The next day we got up early and went bird watching just after dawn. Some of the birds were quite comical. As I often do, when nature watching, I daydreamed. As always I humanised the birds into stereotypes of various cultures, famous people and races from around the world.  The small flamboyant bird would be Japanese. The large brute would be an African American redneck who linebacks at College.

We then went piranha fishing again. This time I managed to catch a piranha. I was careful when attempting to take off the hook not to get fingers in close to the piranhas teeth in case some due revenge was on the cards.

We then went back for lunch and another siesta. We spent longer in bed as we were planning for a night walk in the jungle. Of all things we were promised to see a few species of venomous scorpions and large spiders. Not the most enticing aim of a walk in a remote area of Eastern Ecuador.

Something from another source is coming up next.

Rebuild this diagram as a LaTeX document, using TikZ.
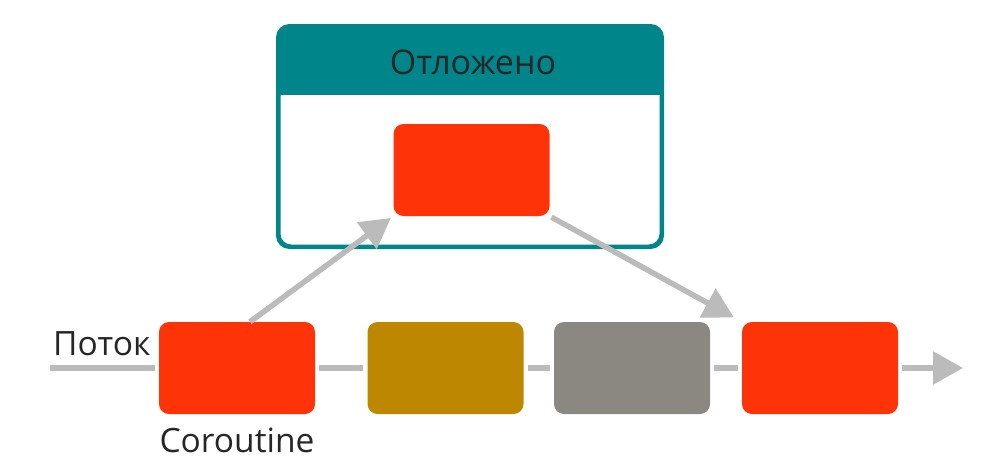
\documentclass[tikz,border=0pt]{standalone}
\usepackage{fontspec}
\setmainfont{Open Sans}
\usetikzlibrary{arrows.meta,positioning,calc}

\definecolor{redbox}{HTML}{FF3308}
\definecolor{goldbox}{HTML}{BD8800}
\definecolor{graybox}{HTML}{8A8880}
\definecolor{tealbox}{HTML}{00858A}
\definecolor{flowline}{HTML}{BBBBBB}

\begin{document}
\begin{tikzpicture}[x=1pt,y=-1pt]
\tikzstyle{task}=[rectangle,rounded corners=10pt,minimum width=156pt,minimum height=92pt,inner sep=0pt]
\tikzstyle{flow}=[draw=flowline,line width=5.5pt]
\tikzstyle{label}=[inner sep=0pt,font=\fontsize{33.5}{40}\selectfont,text=black!85]
\useasboundingbox (0,0) rectangle (1001,469);
% deferred container
\node [draw=tealbox,line width=3pt,rounded corners=12pt,minimum width=382pt,minimum height=219pt] (defer) at (470,136.5) {};
\begin{scope}
  \clip [rounded corners=12pt] (defer.north west) rectangle (defer.south east);
  \fill [tealbox] (defer.north west) rectangle ([yshift=-69pt]defer.north east);
\end{scope}
\draw [tealbox,line width=3pt,rounded corners=12pt] (defer.north west) rectangle (defer.south east);
\node [label,font=\fontsize{34}{40}\selectfont] (title) at (473,62) {Отложено};
\node [task,fill=redbox] (d) at (471.5,170) {};
% the flow
\node [task,fill=redbox] (c1) at (237,368) {};
\node [task,fill=goldbox] (c2) at (445.5,368) {};
\node [task,fill=graybox] (c3) at (632,368) {};
\node [task,fill=redbox] (c4) at (820,368) {};
\coordinate (start) at (50,368);
\coordinate (stop) at (963,368);
\draw [flow,shorten >=4pt] (start) -- (c1.west);
\draw [flow,shorten <=4pt,shorten >=4pt] (c1.east) -- (c2.west);
\draw [flow,shorten <=4pt,shorten >=4pt] (c2.east) -- (c3.west);
\draw [flow,shorten <=4pt,shorten >=4pt] (c3.east) -- (c4.west);
\draw [flow,shorten <=4pt,-{Triangle[length=30pt,width=32pt]}] (c4.east) -- (stop);
% suspend and resume
\draw [flow,shorten >=3pt,-{Triangle[length=30pt,width=32pt]}] ([xshift=13pt]c1.north) -- (d.south west);
\draw [flow,shorten <=2pt,shorten >=9pt,-{Triangle[length=30pt,width=32pt]}] (d.south east) -- (c4.north west);
% texts
\node [label,anchor=base west] (flowname) at (53,355) {Поток};
\node [label,anchor=base] (corname) at (237,452) {Coroutine};
\end{tikzpicture}
\end{document}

When we woke we went for some more bird watching around the lagoon. But we ended up looking for pink dolphins. We managed to see some fins but nothing spectacular

At sunset we went for a swim in the lagoon. The lagoon is quite large. Before the oil discovery there were no tarmaced roads so the only reasonable way to approach this area was by sea plane. The sight reminded me of Indiana Jones and the lost ark. The first scene when he liberates the golden statue from the cave and escapes after numerous spears, arrows and blow dart are targeted at him

The water was quite dark. If you opened your eyes under water (something I don’t like to do) you could only see 2m. As the lagoon was at quite a high level, manitees come to the area. Sadly, the only sighting was Jamie’s wandering leg.

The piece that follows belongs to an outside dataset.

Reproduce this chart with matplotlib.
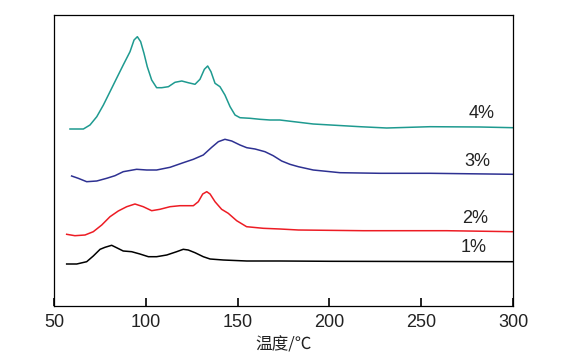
import matplotlib
matplotlib.use("Agg")
import matplotlib.pyplot as plt

plt.rcParams['font.family'] = ['Liberation Sans', 'Noto Sans CJK SC', 'DejaVu Sans']

# ============ DATA (temperature / signal, arbitrary units) ============
t_4 = [58.7, 66.0, 69.6, 73.3, 76.9, 80.5, 84.1, 87.7, 91.4, 93.6, 95.4, 97.2, 99.0,
       100.8, 103.2, 105.9, 108.7, 112.3, 115.9, 119.6, 123.1, 126.8, 129.5, 131.9,
       133.7, 135.5, 137.7, 140.4, 143.1, 145.9, 148.6, 151.3, 156.8, 162.2, 167.6,
       173, 191.2, 216.7, 231.2, 254.8, 282, 300]
y_4 = [177, 177, 181, 189.3, 201, 214.3, 227.7, 241, 254.3, 266, 269.3, 264.3, 252.7,
       239.3, 226, 218.3, 218.3, 219.3, 223.7, 225, 223.3, 221.7, 226.7, 236.7,
       240, 234.3, 222.7, 219.3, 211, 199.3, 191, 188.3, 187.7, 186.7, 186,
       186, 182, 179.3, 178, 179.3, 179, 178.3]

t_3 = [59.6, 63.2, 67.8, 73.3, 78.7, 83.2, 87.7, 95.0, 100.5, 105.9, 113.2, 120.4, 125.9,
       131.3, 135.9, 139.5, 143.1, 146.8, 151.3, 155.0, 159.5, 164.9, 169.4, 174.0,
       178.5, 183.1, 191.2, 205.8, 227.6, 254.8, 300]
y_3 = [130, 127.7, 124.3, 125, 127.7, 130.3, 134.3, 136.7, 136, 136, 138.7, 143.3, 146.7,
       151, 158.7, 164.3, 166.7, 165, 161, 158.3, 157, 154.3, 150.3, 145,
       141.7, 139.3, 136, 133.3, 132.7, 132.7, 131.7]

t_2 = [56.9, 61.4, 66.9, 71.4, 76.0, 80.5, 85.0, 89.6, 94.1, 98.6, 103.2, 107.7, 113.2,
       118.6, 125.9, 128.6, 131.0, 133.2, 135.0, 137.7, 141.3, 144.9, 149.5, 154.9,
       164.0, 173.1, 183.1, 218.5, 263.9, 300]
y_2 = [71.7, 70.3, 71, 74.3, 81, 89.3, 95, 99.3, 102, 99.3, 95.3, 96.7, 99.3,
       100.3, 100.3, 104.3, 112, 114.3, 112, 104.3, 96.7, 92.7, 85.3, 79.3,
       77.7, 77, 76, 75.3, 75.3, 74.3]

t_1 = [56.9, 62.4, 67.8, 71.4, 75.1, 77.8, 81.4, 84.1, 87.7, 92.3, 96.8, 101.4, 105.9,
       111.4, 116.8, 120.4, 123.1, 126.8, 131.3, 135.0, 142.2, 155.0, 173.1, 200, 300]
y_1 = [42, 42, 44.3, 50, 56.7, 58.7, 60.7, 58.3, 55, 54.3, 52, 49.3, 49.3,
       51, 54.3, 56.7, 56, 53.3, 49.3, 47, 46, 45, 45, 44.7, 44.3]

labels = ["1%", "2%", "3%", "4%"]
label_pos = [(278.4, 58.7), (279.3, 87.7), (280.8, 145), (282.9, 192.7)]
colors = ["black", "#ed1c24", "#2e3192", "#1e9a90"]

# ============ PLOT ============
fig = plt.figure(figsize=(5.7, 3.63), dpi=100)
ax = fig.add_axes([54 / 570, 57 / 363, 459 / 570, 291 / 363])

series = [(t_1, y_1), (t_2, y_2), (t_3, y_3), (t_4, y_4)]
for (tx, ty), c, lab, (lx, ly) in zip(series, colors, labels, label_pos):
    ax.plot(tx, ty, color=c, lw=1.1)
    ax.text(lx, ly, lab, ha="center", va="center", fontsize=13, color="#222222")

ax.set_xlim(50, 300)
ax.set_ylim(0, 291)
ax.set_xticks([50, 100, 150, 200, 250, 300])
ax.set_yticks([])
ax.tick_params(axis="x", direction="in", length=6, width=1.2, labelsize=13,
               pad=6, labelcolor="#222222")
for s in ax.spines.values():
    s.set_linewidth(0.9)
ax.set_xlabel("温度/℃", fontsize=12, labelpad=4, color="#222222",
              family=['Noto Sans CJK SC', 'DejaVu Sans'])

fig.savefig("out.png", dpi=100)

After sunset we went searching for Cayman. The method is to shine a very bright light into low water areas. If there as a reptile in the water you would see red eyes reflecting back. This is when you realise the Sci-fi and horror movie have some basis. We search for and hour and a half and saw a couple anacondas but no Cayman. As we were returning to camp we noticed another set of red eyes. These were very close to camp and between three trees which made maneuvering difficult. After some carefully motoring and some manual pushing of trees we got slower. To our delight we saw the Cayman in the low water. It was 4-5ft long and maybe 5-6 meter from the camp’s embankment. Not good when you have been waddling through the waters during daylight to load the canoe.

At dinner the guide showed us a book of wildlife in Ecuador. It was amazing that hardly any pages were passed without us seeing an animal we had spotted while in the jungle. Later he told a story of a previous trip where an anaconda had made its way up from the embankment to the grass in front of the huts. The guest of this tour were two families with a pair of twins. The story went that it was making it’s way up the hill to devour them. The guide’s friends then went to the canoes and collected some petrol and filled a water bottle with a rag at the top.  The result was flare grilled anaconda.

After dinner we played cards with the two chefs and the guide. We played cheat in Spanish which was trial as we didn’t know the words for the face cards. Later we played a Peruvian game which was a cross between Snap and Uno. Annoyingly the guide was a Cayman himself and had lighting reflexes. We finished off Ron and hit the sack for early morning start.